Several years ago, upon being inaugurated as mayor of San Francisco, California uber-pol Willie Brown exulted, "The weather here is fine; there’s no snow and no Republicans." In the broader context of the highly-gerrymandered Golden State, Brown's single-party electorate was far from an aberration. Most of California's congressional districts are drawn to ensure an easy victory for the incumbent party, in most cases the Democratic Party.
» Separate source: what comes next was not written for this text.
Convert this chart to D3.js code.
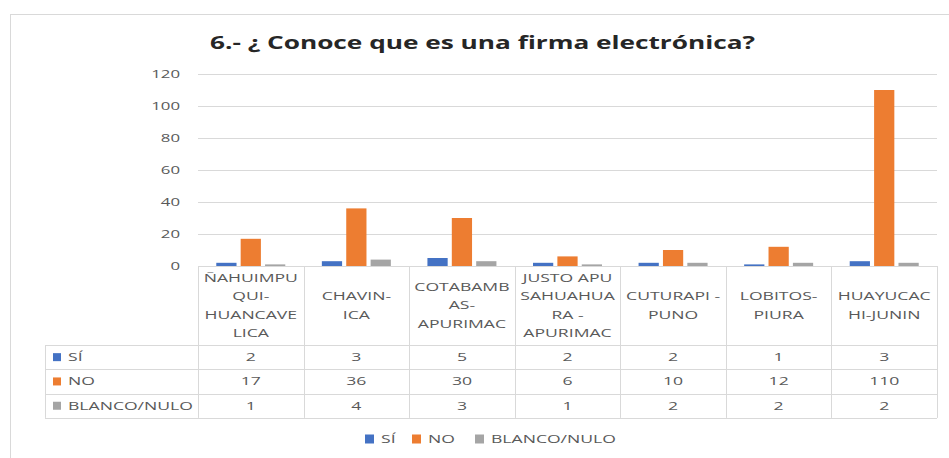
<!DOCTYPE html>
<html>
<head>
<meta charset="utf-8">
<script src="https://cdn.jsdelivr.net/npm/d3@7"></script>
<style>
  body { margin: 0; background: #fff; }
  svg text { font-family: "Open Sans", "Liberation Sans", sans-serif; }
</style>
</head>
<body>
<svg id="chart" width="949" height="458"></svg>
<script>
// chart data
const categories = [
  ["ÑAHUIMPU", "QUI-", "HUANCAVE", "LICA"],
  ["CHAVIN-", "ICA"],
  ["COTABAMB", "AS-", "APURIMAC"],
  ["JUSTO APU", "SAHUAHUA", "RA -", "APURIMAC"],
  ["CUTURAPI -", "PUNO"],
  ["LOBITOS-", "PIURA"],
  ["HUAYUCAC", "HI-JUNIN"]
];
const seriesNames = ["SÍ", "NO", "BLANCO/NULO"];
const siValues = [2, 3, 5, 2, 2, 1, 3];
const noValues = [17, 36, 30, 6, 10, 12, 110];
const blancoValues = [1, 4, 3, 1, 2, 2, 2];
const yTicks = [0, 20, 40, 60, 80, 100, 120];
const colors = ["#4472C4", "#ED7D31", "#A5A5A5"];

const series = [siValues, noValues, blancoValues];
const svg = d3.select("#chart");
const gridColor = "#D9D9D9";
const textColor = "#595959";
const fs = 11;      // body font size
const sx = 1.6;     // the original text is stretched horizontally

// small helper for stretched text
function stext(parent, x, y, str, anchor) {
  return parent.append("text")
    .attr("transform", `translate(${x},${y}) scale(${sx},1)`)
    .attr("text-anchor", anchor || "start")
    .attr("font-size", fs).attr("fill", textColor)
    .text(str);
}

// outer frame (cut off at right and bottom)
svg.append("rect")
  .attr("x", 10.5).attr("y", 14.5)
  .attr("width", 1000).attr("height", 1000)
  .attr("fill", "none").attr("stroke", gridColor);

// title
svg.append("text")
  .attr("x", 210).attr("y", 49)
  .attr("font-size", 18.5).attr("font-weight", "bold")
  .attr("fill", "#262626")
  .attr("textLength", 545).attr("lengthAdjust", "spacingAndGlyphs")
  .text("6.- ¿ Conoce que es una firma electrónica?");

const x = d3.scaleBand().domain(d3.range(categories.length)).range([198, 937]);
const xs = d3.scaleBand().domain(d3.range(3)).range([-34.5, 34.5]).paddingInner(0.17);
const y = d3.scaleLinear().domain([0, 120]).range([266, 74]);

// gridlines
svg.append("g").selectAll("line")
  .data(yTicks.filter(t => t > 0))
  .join("line")
  .attr("x1", 198).attr("x2", 937)
  .attr("y1", d => Math.round(y(d)) + 0.5).attr("y2", d => Math.round(y(d)) + 0.5)
  .attr("stroke", gridColor);

// y axis labels
const yAxis = d3.axisLeft(y).tickValues(yTicks).tickSize(0).tickPadding(0);
const yg = svg.append("g").attr("transform", "translate(180,0)").call(yAxis);
yg.select(".domain").remove();
yg.selectAll("text")
  .attr("font-size", 10.5).attr("fill", textColor)
  .attr("font-family", "'Open Sans', sans-serif")
  .attr("transform", `scale(${sx},1)`);

// bars
series.forEach((vals, si) => {
  svg.append("g").selectAll("rect")
    .data(vals)
    .join("rect")
    .attr("x", (d, i) => x(i) + x.bandwidth() / 2 + xs(si))
    .attr("width", xs.bandwidth())
    .attr("y", d => y(d))
    .attr("height", d => y(0) - y(d))
    .attr("fill", colors[si]);
});

// data table
const rowTop = 345, rowH = 24.3;
const tableBottom = rowTop + rowH * 3;
const tbl = svg.append("g").attr("stroke", gridColor).attr("fill", "none");
tbl.append("line").attr("x1", 198).attr("x2", 937).attr("y1", 266.5).attr("y2", 266.5);
[0, 1, 2, 3].forEach(r => {
  const yy = Math.round(rowTop + r * rowH) + 0.5;
  tbl.append("line").attr("x1", 45).attr("x2", 937).attr("y1", yy).attr("y2", yy);
});
d3.range(categories.length + 1).forEach(i => {
  const xx = Math.round(i < categories.length ? x(i) : 937) + 0.5;
  tbl.append("line").attr("x1", xx).attr("x2", xx).attr("y1", 266).attr("y2", tableBottom);
});
tbl.append("line").attr("x1", 45.5).attr("x2", 45.5).attr("y1", rowTop).attr("y2", tableBottom);

// category labels
const lineH = 18.3, headerMid = (266 + rowTop) / 2;
categories.forEach((lines, i) => {
  const t = svg.append("text")
    .attr("transform", `translate(${x(i) + x.bandwidth() / 2},0) scale(${sx},1)`)
    .attr("text-anchor", "middle")
    .attr("font-size", fs).attr("fill", textColor);
  lines.forEach((ln, k) => {
    t.append("tspan")
      .attr("x", 0)
      .attr("y", headerMid + (k - (lines.length - 1) / 2) * lineH + 4)
      .text(ln);
  });
});

// table row labels and values
series.forEach((vals, si) => {
  const cy = rowTop + si * rowH + rowH / 2;
  svg.append("rect").attr("x", 53).attr("y", cy - 4).attr("width", 8).attr("height", 8).attr("fill", colors[si]);
  stext(svg, 68, cy + 4, seriesNames[si]);
  vals.forEach((d, i) => stext(svg, x(i) + x.bandwidth() / 2, cy + 4, d, "middle"));
});

// legend
const legendX = [365, 412, 475];
seriesNames.forEach((name, si) => {
  svg.append("rect").attr("x", legendX[si]).attr("y", 434.5).attr("width", 9).attr("height", 9).attr("fill", colors[si]);
  stext(svg, legendX[si] + 16, 443, name);
});
</script>
</body>
</html>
That insulation from opposition, like any artificial monopoly on power, has incubated a considerable amount of both arrogance and ignorance among the California congressional delegation--a delegation that exercises de facto control over the House of Representatives today. From National Journal today:
[F]urther complicating her efforts, say several House members, is a rising animosity within the Caucus toward a perceived lack of sympathy from Pelosi and other House members from relatively safe districts in California -- and who hold so many key chairmanships and others leadership posts -- to the election fears of their colleagues from other states.
"Across the Caucus, there is growing dissatisfaction and resentment -- not so much directed at Pelosi --- but with her cadre of California liberals seen as continually driving her House agenda, regardless of the hits the rest of us will have to take," said one House Democrat.
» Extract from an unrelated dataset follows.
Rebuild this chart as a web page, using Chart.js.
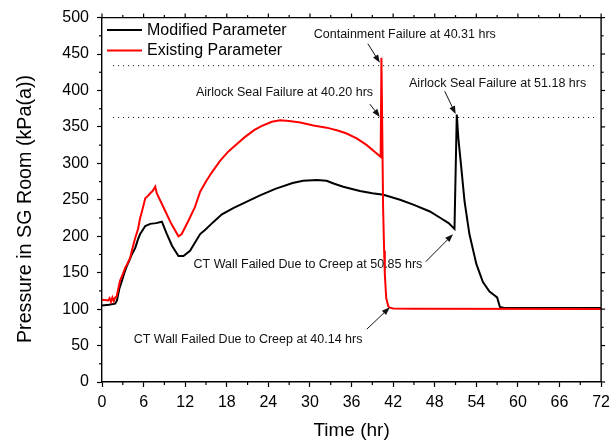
<!DOCTYPE html>
<html><head><meta charset="utf-8">
<script src="https://cdn.jsdelivr.net/npm/chart.js@4.4.1/dist/chart.umd.min.js"></script>
<style>html,body{margin:0;padding:0;background:#fff}</style>
</head><body>
<canvas id="c" width="616" height="444"></canvas>
<script>
// ---- data ----
const seriesNames = ['Modified Parameter', 'Existing Parameter'];

const modifiedTime = [0,1.0,1.9,2.16,2.5,2.88,3.2,3.6,4.0,4.3,4.8,5.2,5.5,5.9,6.24,6.96,7.8,8.64,9.36,10.1,11.03,11.75,12.7,13.4,14.16,14.9,16,17.3,19,20.6,22.8,25,27.5,29.0,31,32.4,33.5,34.8,37.2,39,40.6,43,45,47.3,49,50.0,50.85,51.18,51.4,51.84,52.3,53.0,54.0,54.95,55.9,56.6,57.0,57.4,58,65,72];
const modifiedPressure = [105,106,107.5,112,128,139,149,159.5,168,175,184,196,203,209,214,217,218,220,203,187,173,173,180,191,203,209,219,230,239,246,256,265,273,276,277,276,272,268,262,259,257,250,243,234,224,218,210,367,335,293,248,203,162,137,124,119,116,103,101.5,101.5,101.5];

const existingTime = [0,0.9,1.1,1.3,1.5,1.7,1.9,2.1,2.6,3.0,3.36,3.7,4.08,4.3,4.55,4.8,5.2,5.5,5.76,6.0,6.24,6.6,6.96,7.3,7.68,7.9,9.0,10.0,11.03,11.5,12.5,13.4,14.16,15.0,15.8,17.0,18.2,19.5,20.6,22.0,23.0,24.5,25.7,27.0,28.6,30.5,32.4,34.0,35.3,36.8,38.2,39.2,40.2,40.31,40.45,40.55,40.7,40.8,41.0,41.3,41.5,42,45,72];
const existingPressure = [113,112,115,110,116,111,116,117,139,148,157,163,171,180,189,198,210,225,234,243,252,255,259,262,268,259,237,217,200,203,222,240,261,275,287,303,316,327,336,346,351,357,359,358,356,352,349,345,341,334,325,317,309,445,330,240,180,148,115,104,102,100.8,100.5,100.3];

const limitLevels = [434, 363];      // dotted reference lines (kPa)
const limitSpan = [1.6, 71.5];       // hours covered by the dotted lines

const xTickValues = [0,6,12,18,24,30,36,42,48,54,60,66,72];
const xTickLabels = ['0','6','12','18','24','30','36','42','48','54','60','66','72'];
const yTickValues = [0,50,100,150,200,250,300,350,400,450,500];
const yTickLabels = ['0','50','100','150','200','250','300','350','400','450','500'];

const noteLabels = ['Containment Failure at 40.31 hrs','Airlock Seal Failure at 40.20 hrs','Airlock Seal Failure at 51.18 hrs','CT Wall Failed Due to Creep at 50.85 hrs','CT Wall Failed Due to Creep at 40.14 hrs'];
const noteTextX = [43.68, 26.33, 57.07, 29.71, 21.07];
const noteTextY = [476.5, 397.6, 409.8, 160.9, 58.9];
const noteFromX = [38.35, 38.64, 49.44, 46.70, 38.2];
const noteFromY = [464.2, 381.3, 398.9, 165, 72.5];
const noteToX = [40.08, 40.08, 51.02, 50.63, 41.52];
const noteToY = [438, 363.6, 367.6, 202.7, 102.4];

const xTitle = 'Time (hr)';
const yTitle = 'Pressure in SG Room (kPa(a))';

// ---- build ----
const FONT = "'Liberation Sans', Arial, sans-serif";
const toPts = (xs, ys) => xs.map((v, i) => ({x: v, y: ys[i]}));
const colors = ['#000000', '#ff0000'];

const datasets = [
  {label: seriesNames[1], data: toPts(existingTime, existingPressure), borderColor: colors[1], borderWidth: 2, pointRadius: 0, tension: 0, order: 0},
  {label: seriesNames[0], data: toPts(modifiedTime, modifiedPressure), borderColor: colors[0], borderWidth: 2, pointRadius: 0, tension: 0, order: 1},
];
limitLevels.forEach(l => datasets.push({label: 'limit', data: toPts(limitSpan, [l, l]), borderColor: '#000', borderWidth: 1, borderDash: [1, 4], pointRadius: 0, order: 2}));

const decor = {
  id: 'decor',
  afterDraw(chart) {
    const {ctx, chartArea: a, scales: {x, y}} = chart;
    ctx.save();
    ctx.strokeStyle = '#000';
    ctx.lineWidth = 1.4;
    const ln = (x1, y1, x2, y2) => { ctx.beginPath(); ctx.moveTo(x1, y1); ctx.lineTo(x2, y2); ctx.stroke(); };
    // top & right frame
    ln(a.left, a.top, a.right + 0.7, a.top);
    ln(a.right, a.top, a.right, a.bottom);
    ctx.lineWidth = 1.2;
    // minor ticks & top/right ticks
    for (let v = 0; v <= 72; v += 3) {
      const px = x.getPixelForValue(v);
      const major = v % 6 === 0;
      if (!major) ln(px, a.bottom, px, a.bottom + 3);
      ln(px, a.top, px, a.top - (major ? 4 : 2.5));
    }
    for (let v = 0; v <= 500; v += 25) {
      const py = y.getPixelForValue(v);
      const major = v % 50 === 0;
      if (!major) ln(a.left, py, a.left - 3, py);
      ln(a.right, py, a.right + (major ? 4 : 2.5), py);
    }
    // y axis title
    ctx.save();
    ctx.translate(25.5, 209);
    ctx.rotate(-Math.PI / 2);
    ctx.font = '19.7px ' + FONT;
    ctx.fillStyle = '#000';
    ctx.textAlign = 'center';
    ctx.textBaseline = 'middle';
    ctx.fillText(yTitle, 0, 0);
    ctx.restore();
    // legend
    ctx.lineWidth = 2;
    ctx.font = '16px ' + FONT;
    ctx.textBaseline = 'middle';
    ctx.textAlign = 'left';
    [0, 1].forEach(i => {
      const ly = a.top + 12.5 + i * 20.4;
      ctx.strokeStyle = colors[i];
      ln(a.left + 5, ly, a.left + 40, ly);
      ctx.fillStyle = '#000';
      ctx.fillText(seriesNames[i], a.left + 45, ly + 0.5);
    });
    // annotations
    ctx.font = '12.5px ' + FONT;
    ctx.textAlign = 'center';
    ctx.fillStyle = '#111';
    ctx.strokeStyle = '#111';
    ctx.lineWidth = 1;
    noteLabels.forEach((t, i) => {
      ctx.fillText(t, x.getPixelForValue(noteTextX[i]), y.getPixelForValue(noteTextY[i]));
      const x1 = x.getPixelForValue(noteFromX[i]), y1 = y.getPixelForValue(noteFromY[i]);
      const x2 = x.getPixelForValue(noteToX[i]), y2 = y.getPixelForValue(noteToY[i]);
      const ang = Math.atan2(y2 - y1, x2 - x1);
      const hl = 8, hw = 3;
      const bx = x2 - hl * Math.cos(ang), by = y2 - hl * Math.sin(ang);
      ln(x1, y1, bx, by);
      ctx.beginPath();
      ctx.moveTo(x2, y2);
      ctx.lineTo(bx + hw * Math.sin(ang), by - hw * Math.cos(ang));
      ctx.lineTo(bx - hw * Math.sin(ang), by + hw * Math.cos(ang));
      ctx.closePath();
      ctx.fill();
    });
    ctx.restore();
  }
};

new Chart(document.getElementById('c'), {
  type: 'line',
  data: {datasets},
  options: {
    responsive: false,
    animation: false,
    layout: {padding: {left: 0, right: 14, top: 15, bottom: 0}},
    plugins: {legend: {display: false}, tooltip: {enabled: false}},
    scales: {
      x: {
        type: 'linear', min: 0, max: 72,
        afterBuildTicks: s => { s.ticks = xTickValues.map(v => ({value: v})); },
        afterFit: s => { s.height = 62; },
        ticks: {color: '#000', font: {family: FONT, size: 16}, padding: 6, maxRotation: 0, autoSkip: false,
          callback: (v) => xTickLabels[xTickValues.indexOf(v)]},
        grid: {display: true, drawOnChartArea: false, drawTicks: true, tickLength: 5, tickColor: '#000', tickWidth: 1.2},
        border: {display: true, color: '#000', width: 1.4},
        title: {display: true, text: xTitle, color: '#000', font: {family: FONT, size: 19}, padding: {top: 0, bottom: 2}}
      },
      y: {
        type: 'linear', min: 0, max: 500,
        afterBuildTicks: s => { s.ticks = yTickValues.map(v => ({value: v})); },
        afterFit: s => { s.width = 102; },
        ticks: {color: '#000', font: {family: FONT, size: 16}, padding: 8, autoSkip: false,
          callback: (v) => yTickLabels[yTickValues.indexOf(v)]},
        grid: {display: true, drawOnChartArea: false, drawTicks: true, tickLength: 5, tickColor: '#000', tickWidth: 1.2},
        border: {display: true, color: '#000', width: 1.4},
        title: {display: false, text: yTitle}
      }
    }
  },
  plugins: [decor]
});
</script>
</body></html>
The Californians cited most frequently -- and angrily -- are Energy and Commerce Chairman Henry Waxman and Education and Labor Chairman George Miller, both with key roles in healthcare legislation. But also mentioned are Ethics Chairwoman Zoe Lofgren, Rep. Anna Eshoo, Foreign Affairs Chairman Howard Berman, and Democratic Caucus Vice Chairman Xavier Becerra.
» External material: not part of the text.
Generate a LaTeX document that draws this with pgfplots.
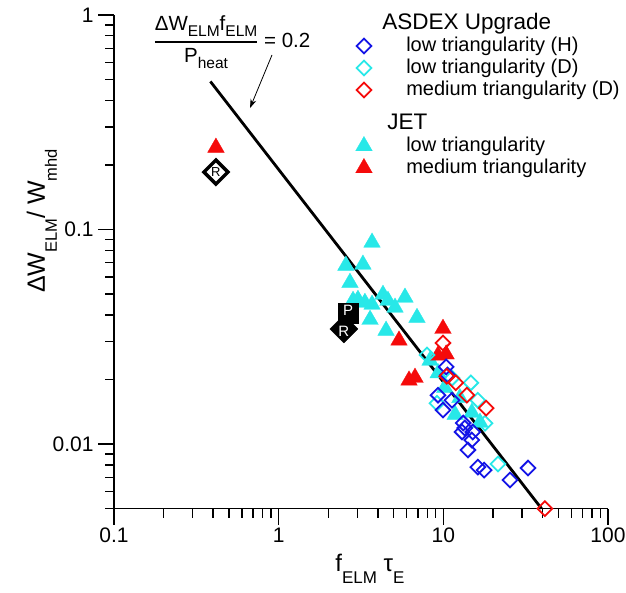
\documentclass[border=0pt]{standalone}
\usepackage{amsmath}
\usepackage{fontspec}
\setmainfont{Liberation Sans}
\usepackage{pgfplots}
\pgfplotsset{compat=1.18}
\usetikzlibrary{arrows.meta}
\definecolor{ccyan}{RGB}{40,232,232}
\definecolor{cblue}{RGB}{20,20,230}
\definecolor{cred}{RGB}{245,10,10}
\newcommand\fs[1]{\fontsize{#1}{#1}\selectfont}
\newcommand\sbx[2]{\raisebox{-0.32em}{\fs{#1}#2}}
\newcommand\sbl[2]{\raisebox{-0.48em}{\fs{#1}#2}}
\pgfplotsset{
  diam/.style={only marks, mark=square, mark size=5.2pt, mark options={rotate=45, line width=1.8pt, solid, fill=none}},
  tri/.style={only marks, mark=triangle*, mark size=9.6pt, mark options={line width=0.3pt, solid}},
}
\begin{document}
\begin{tikzpicture}
\begin{axis}[
  at={(0,0)}, anchor=south west,
  scale only axis, width=494pt, height=493.6pt,
  xmode=log, ymode=log,
  xmin=0.1, xmax=100, ymin=0.005, ymax=1,
  axis x line*=bottom, axis y line*=left,
  axis line style={line width=1.5pt},
  tick align=outside,
  major tick length=16pt, minor tick length=9pt,
  every tick/.append style={black, line width=1.4pt},
  xtick={0.1,1,10,100}, xticklabels={0.1,1,10,100},
  ytick={0.01,0.1,1}, yticklabels={0.01,0.1,1},
  minor xtick={0.2,0.3,0.4,0.5,0.6,0.7,0.8,0.9,2,3,4,5,6,7,8,9,20,30,40,50,60,70,80,90},
  minor ytick={0.005,0.006,0.007,0.008,0.009,0.02,0.03,0.04,0.05,0.06,0.07,0.08,0.09,0.2,0.3,0.4,0.5,0.6,0.7,0.8,0.9},
  tick label style={font=\fs{21}},
  yticklabel style={xshift=-1pt},
  clip=false,
  every axis x label/.style={at={(axis description cs:0.518,-0.1284)}, anchor=base},
  every axis y label/.style={at={(axis description cs:-0.14,0.583)}, anchor=base, rotate=90},
  xlabel={\fs{24}f\sbl{17}{ELM} τ\sbl{17}{E}},
  ylabel={\fs{25}ΔW\sbl{16.5}{ELM}/ W\sbl{16.5}{mhd}},
  legend cell align=left,
  legend style={at={(axis description cs:0.4878,1.002)}, anchor=north west, draw=none, fill=none,
    inner sep=0pt, outer sep=0pt, row sep=2pt, column sep=9pt, font=\fs{20},
    nodes={inner sep=1pt, text height=14pt, text depth=4pt}},
  legend image code/.code={\draw[mark repeat=2,mark phase=2,#1] plot coordinates {(0pt,0pt) (9pt,0pt) (18pt,0pt)};},
]
% legend entries
\addlegendimage{empty legend}
\addlegendentry[xshift=-24pt, yshift=4pt, font=\fs{22.5}]{ASDEX Upgrade}
\addlegendimage{diam, cblue}
\addlegendentry{low triangularity (H)}
\addlegendimage{diam, ccyan}
\addlegendentry{low triangularity (D)}
\addlegendimage{diam, cred}
\addlegendentry{medium triangularity (D)}
\addlegendimage{empty legend}
\addlegendentry[text height=8pt, text depth=0pt]{}
\addlegendimage{empty legend}
\addlegendentry[xshift=-19pt, yshift=1pt, font=\fs{22.5}]{JET}
\addlegendimage{tri, ccyan, fill=ccyan}
\addlegendentry{low triangularity}
\addlegendimage{tri, cred, fill=cred}
\addlegendentry{medium triangularity}

% JET low triangularity
\addplot[tri, ccyan, fill=ccyan, forget plot] coordinates {
(3.69,0.0870) (2.56,0.0679) (3.25,0.0687) (2.71,0.0565) (3.03,0.0471)
(3.34,0.0456) (3.69,0.0447) (4.30,0.0497) (4.61,0.0466) (5.09,0.0433)
(5.85,0.0482) (6.92,0.0388) (3.59,0.0380) (4.49,0.0338) (2.83,0.0466)
(8.30,0.0245) (9.3,0.0214) (10.2,0.0183) (12.6,0.0164) (14.9,0.0140)
(11.8,0.0137) (16.7,0.0126)
};
% JET medium triangularity
\addplot[tri, cred, fill=cred, forget plot] coordinates {
(0.416,0.241) (5.38,0.0304) (9.95,0.0345) (9.28,0.0259) (10.4,0.0262)
(6.19,0.0198) (6.73,0.0204)
};
% ASDEX low triangularity (D)
\addplot[diam, ccyan, forget plot] coordinates {
(7.96,0.0260) (14.7,0.0193) (17.9,0.0125) (21.5,0.00807) (9.15,0.0155)
(16.2,0.0160) (11.3,0.0203)
};
% ASDEX low triangularity (H)
\addplot[diam, cblue, forget plot] coordinates {
(10.4,0.0229) (10.6,0.0210) (9.28,0.0169) (9.95,0.0144) (11.3,0.0160)
(13.0,0.01138) (13.5,0.01188) (14.9,0.01044) (15.1,0.01138) (13.2,0.01253)
(14.1,0.00938) (16.2,0.00781) (17.7,0.00756) (25.4,0.00680) (32.7,0.00773)
};
% ASDEX medium triangularity (D)
\addplot[diam, cred, forget plot] coordinates {
(9.95,0.0296) (10.5,0.0207) (11.9,0.0193) (13.9,0.0169) (18.2,0.0147) (41.4,0.005)
};
% special black markers
\addplot[only marks, mark=square, mark size=8.5pt, mark options={rotate=45, line width=3.5pt, draw=black, fill=white}, forget plot] coordinates {(0.416,0.1853)};
\addplot[only marks, black, mark=text, text mark={\fs{13}R}, forget plot] coordinates {(0.416,0.1853)};
\addplot[only marks, black, mark=square*, mark size=10pt, forget plot] coordinates {(2.64,0.0408)};
\addplot[only marks, black, mark=square*, mark size=9.9pt, mark options={rotate=45}, forget plot] coordinates {(2.49,0.0344)};
\addplot[only marks, black, mark=text, text mark={\color{white}\fs{15}P}, forget plot] coordinates {(2.64,0.0420)};
\addplot[only marks, black, mark=text, text mark={\color{white}\fs{15}R}, forget plot] coordinates {(2.49,0.0334)};
% scaling line
\addplot[black, line width=2.8pt, no markers, forget plot] coordinates {(0.385,0.49) (39.5,0.005)};
\draw[-{Stealth[length=9pt,width=6pt]}, line width=0.8pt] (axis cs:0.911,0.651) -- (axis cs:0.670,0.3684);
\node at (axis cs:0.5207,0.7484) {\fs{20.5}$\displaystyle\genfrac{}{}{1.6pt}{0}{\mbox{ΔW\sbx{15.5}{ELM}f\sbx{15.5}{ELM}}}{\mbox{P\sbx{15.5}{heat}}}$\mbox{ = 0.2}};
\end{axis}
\pgfresetboundingbox
\path[use as bounding box] (-114pt,-84.4pt) rectangle (512pt,508.6pt);
\end{tikzpicture}
\end{document}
"She seems to only be listening to this small cadre, and the rank and file are expected to simply fall in line," complained a senior Democrat; he said this is contributing to Caucus animosity over the prospect of being asked once again to walk the plank on a healthcare bill, after already passing a bill last year, on top of climate legislation establishing a cap-and-trade emissions program.
This California-related blowback was one of the reasons -- though certainly not the only one -- for the mini-uprising and backlash over Rep. Pete Stark's presumed ascension to the chairmanship of the House Ways and Means Committee, following Rangel's announcement he was temporarily stepping down, says one member.
Governing from the hard left was always a losing proposition in a country where barely a fifth of voters describe themselves as "liberal," but clearly La Nancy and her Left Coast coterie weren't sharp enough to figure that out.
They're learning now--and the lessons will continue for at least the next nine months.